Why Corbyn’s Trump protest divides his party, writes Robert Peston

Donald Trump has said Jeremy Corbyn should have attended the banquet. Credit: PA/AP

In refusing to come out for a confirmatory referendum as the primary aim of Brexit policy, Jeremy Corbyn, and his 4M allies - Len McCluskey, Karie Murphy, Seumas Milne and Andrew Murray - have signalled they would not want to turn their backs on Labour's traditional working class voters, many of whom were Brexiters, and did not wish Labour to become the party of the lefty London middle classes.

So it is a bit confusing that Labour's leader has chosen not only to boycott the state banquet for Donald Trump tonight, but tomorrow he'll be the most important speaker at the anti-Trump rally.

Because in being the figurehead for the anti-Trump movement Corbyn is playing explicitly to the metropolitan middle class gallery.

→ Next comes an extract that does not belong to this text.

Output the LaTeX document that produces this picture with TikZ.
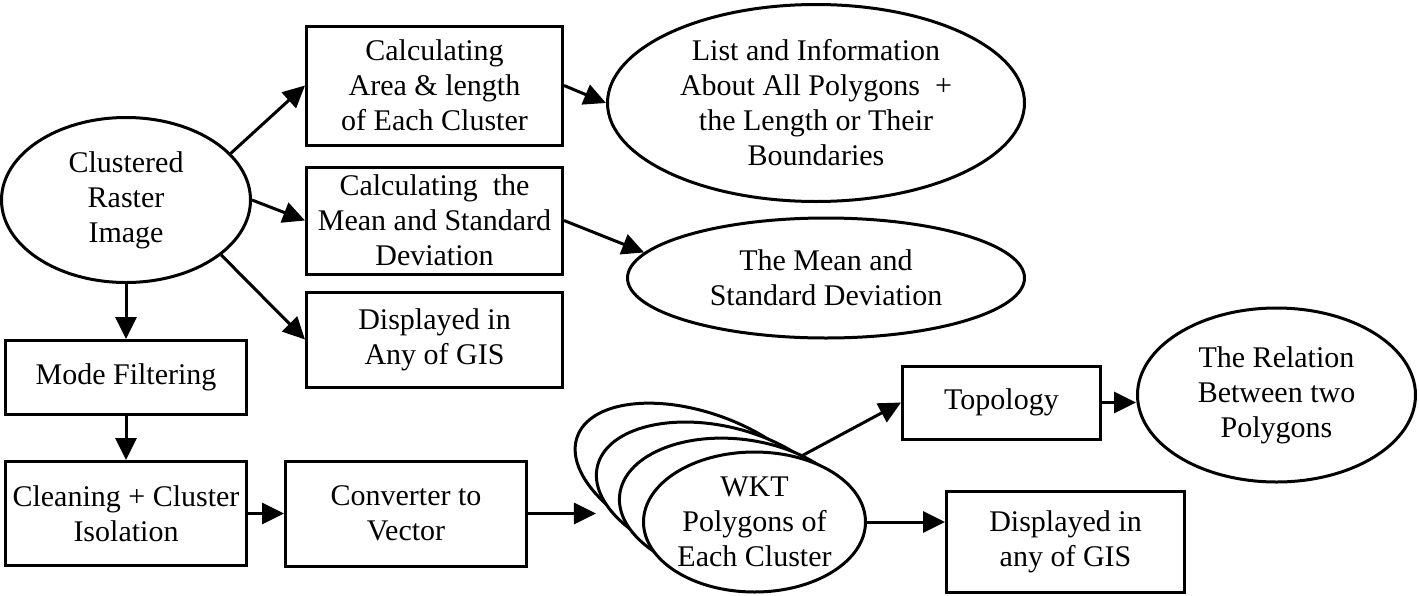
\documentclass[tikz,border=0pt]{standalone}
\usepackage{fontspec}
\setmainfont{Liberation Serif}
\usetikzlibrary{arrows.meta,positioning,shapes.geometric}
\tikzstyle{process}=[
	rectangle,
	draw,
	line width=1.5pt,
	align=center,
	inner sep=0pt
]
\tikzstyle{result}=[
	ellipse,
	draw,
	fill=white,
	line width=1.5pt,
	align=center,
	inner sep=0pt
]
\tikzstyle{flow}=[
	->,
	>={Triangle[length=11pt,width=10.5pt]},
	line width=1.5pt
]

\begin{document}
\begin{tikzpicture}[font=\fontsize{15}{17.5}\selectfont]
\useasboundingbox (0,0) rectangle (709.5pt,-297.5pt);
\node [result, minimum width=124.5pt, minimum height=82.5pt] (Clustered) at (63pt,-100pt) {Clustered\\Raster\\Image};
\node [process, minimum width=128pt, minimum height=53.5pt] (CalcMean)[right=26.5pt of Clustered, yshift=-10.25pt] {Calculating~ the\\Mean and Standard\\Deviation};
\node [process, minimum width=128pt, minimum height=59.5pt] (CalcArea)[above=9.5pt of CalcMean] {Calculating\\Area \& length\\of Each Cluster};
\node [process, minimum width=128pt, minimum height=47.5pt] (GisShow)[below=7.5pt of CalcMean] {Displayed in\\Any of GIS};
\node [result, minimum width=208.5pt, minimum height=98.5pt] (ListInfo)[right=21pt of CalcArea, yshift=-8.75pt] {List and Information\\About All Polygons~ +\\the Length or Their\\Boundaries};
\node [result, minimum width=198.5pt, minimum height=60pt] (MeanDev)[right=31pt of CalcMean, yshift=-28.75pt] {The Mean and\\Standard Deviation};
\node [process, minimum width=120.5pt, minimum height=37pt] (ModeFilter)[below=27.5pt of Clustered] {Mode Filtering};
\node [process, minimum width=120.5pt, minimum height=52pt] (Cleaning)[below=22pt of ModeFilter] {Cleaning + Cluster\\Isolation};
\node [process, minimum width=120.5pt, minimum height=52.5pt] (Converter)[right=18pt of Cleaning] {Converter to\\Vector};
% stack of polygon ellipses
\coordinate [right=113.25pt of Converter, yshift=-4.25pt] (WktCentre);
\node [result, rotate=-20, minimum width=130pt, minimum height=68pt] (WktBack) at ([shift={(-27.5pt,20.5pt)}]WktCentre) {};
\node [result, rotate=-13.3, minimum width=123.7pt, minimum height=68.7pt] (WktMid) at ([shift={(-18.35pt,13.65pt)}]WktCentre) {};
\node [result, rotate=-6.7, minimum width=117.3pt, minimum height=69.3pt] (WktNear) at ([shift={(-9.15pt,6.85pt)}]WktCentre) {};
\node [result, minimum width=111pt, minimum height=70pt] (Wkt) at (WktCentre) {WKT\\Polygons of\\Each Cluster};
\node [process, minimum width=119pt, minimum height=50.5pt] (GisShowB)[right=39pt of Wkt, yshift=-9.75pt] {Displayed in\\any of GIS};
\node [process, minimum width=99pt, minimum height=36.5pt] (Topology)[above=24.5pt of GisShowB, xshift=-32pt] {Topology};
\node [result, minimum width=139pt, minimum height=87pt] (Relation)[right=17pt of Topology, yshift=3.75pt] {The Relation\\Between two\\Polygons};

\draw [flow] (Clustered.24) -- (CalcArea.west);
\draw [flow] (Clustered.east) -- (CalcMean.west);
\draw [flow] (Clustered.-30) -- (GisShow.west);
\draw [flow] (CalcArea.east) -- (ListInfo.west);
\draw [flow] (CalcMean.east) -- (MeanDev.172);
\draw [flow] (Clustered) -- (ModeFilter);
\draw [flow] (ModeFilter) -- (Cleaning);
\draw [flow] (Cleaning) -- (Converter);
\draw [flow] (Converter) -- (Converter -| WktMid.west);
\draw [flow] (Wkt.east) -- (Wkt.east -| GisShowB.west);
\draw [flow] (Wkt.55) -- (Topology.west);
\draw [flow] (Topology.east) -- (Topology.east -| Relation.west);
\end{tikzpicture}
\end{document}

Even if Labour's working-class voters don't love Trump, they have traditionally been pro America.,

In fact, it is possible to see traditional Labour voters' preference for the UK to maintain strong bonds with America as the flip side of their mistrust of the EU - with these North Atlantic leanings in part a legacy of WW2.

For the avoidance of doubt, I am not saying Corbyn is right or wrong to put himself at the vanguard of those incensed that Trump is here.

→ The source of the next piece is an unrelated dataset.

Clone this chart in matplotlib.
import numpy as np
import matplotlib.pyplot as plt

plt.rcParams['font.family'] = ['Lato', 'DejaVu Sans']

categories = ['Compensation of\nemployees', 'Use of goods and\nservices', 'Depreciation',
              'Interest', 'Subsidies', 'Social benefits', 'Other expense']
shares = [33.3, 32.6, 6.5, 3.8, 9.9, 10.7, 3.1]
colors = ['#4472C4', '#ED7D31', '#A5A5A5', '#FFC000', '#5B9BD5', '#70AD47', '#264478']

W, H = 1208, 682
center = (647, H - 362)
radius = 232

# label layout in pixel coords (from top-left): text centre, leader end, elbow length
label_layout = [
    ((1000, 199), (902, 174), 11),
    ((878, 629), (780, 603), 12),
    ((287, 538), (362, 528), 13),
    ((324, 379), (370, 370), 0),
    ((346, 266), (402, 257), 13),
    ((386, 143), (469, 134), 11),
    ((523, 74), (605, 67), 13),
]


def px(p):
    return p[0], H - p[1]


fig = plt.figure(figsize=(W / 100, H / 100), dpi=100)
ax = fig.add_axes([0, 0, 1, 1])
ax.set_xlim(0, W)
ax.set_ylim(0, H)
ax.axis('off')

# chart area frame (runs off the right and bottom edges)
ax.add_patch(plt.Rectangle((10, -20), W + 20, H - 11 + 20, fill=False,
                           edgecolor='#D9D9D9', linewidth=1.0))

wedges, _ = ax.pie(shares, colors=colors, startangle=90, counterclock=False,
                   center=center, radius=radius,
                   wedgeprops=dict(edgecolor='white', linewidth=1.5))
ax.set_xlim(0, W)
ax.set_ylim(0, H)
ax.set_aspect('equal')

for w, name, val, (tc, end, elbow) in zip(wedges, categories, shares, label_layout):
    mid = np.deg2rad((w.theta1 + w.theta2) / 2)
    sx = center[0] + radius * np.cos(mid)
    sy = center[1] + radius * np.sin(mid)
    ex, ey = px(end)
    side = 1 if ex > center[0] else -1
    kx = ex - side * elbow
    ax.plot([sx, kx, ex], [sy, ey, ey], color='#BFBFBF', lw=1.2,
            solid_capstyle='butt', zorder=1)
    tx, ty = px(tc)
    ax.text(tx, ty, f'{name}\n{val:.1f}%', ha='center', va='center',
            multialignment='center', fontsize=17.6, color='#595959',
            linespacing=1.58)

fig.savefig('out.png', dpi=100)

But I am saying Corbyn is not doing himself any favours with those working class voters he claims to so desperately wish to retain in the Labour fold, and on whose behalf he refuses to recast Labour as the Referendum and Remain Party.

Here is the point. On my show last week, McCluskey praised Corbyn for being a unique political leader endeavouring to serve the interests of both Remainers and Leavers (even if the nation as a whole did not seem to register its awareness and gratitude in EU elections that saw Labour's share of the vote slump to 14%).

But when it comes to Trump and America, Corbyn is being unambiguously true to the London metropolis that is his home.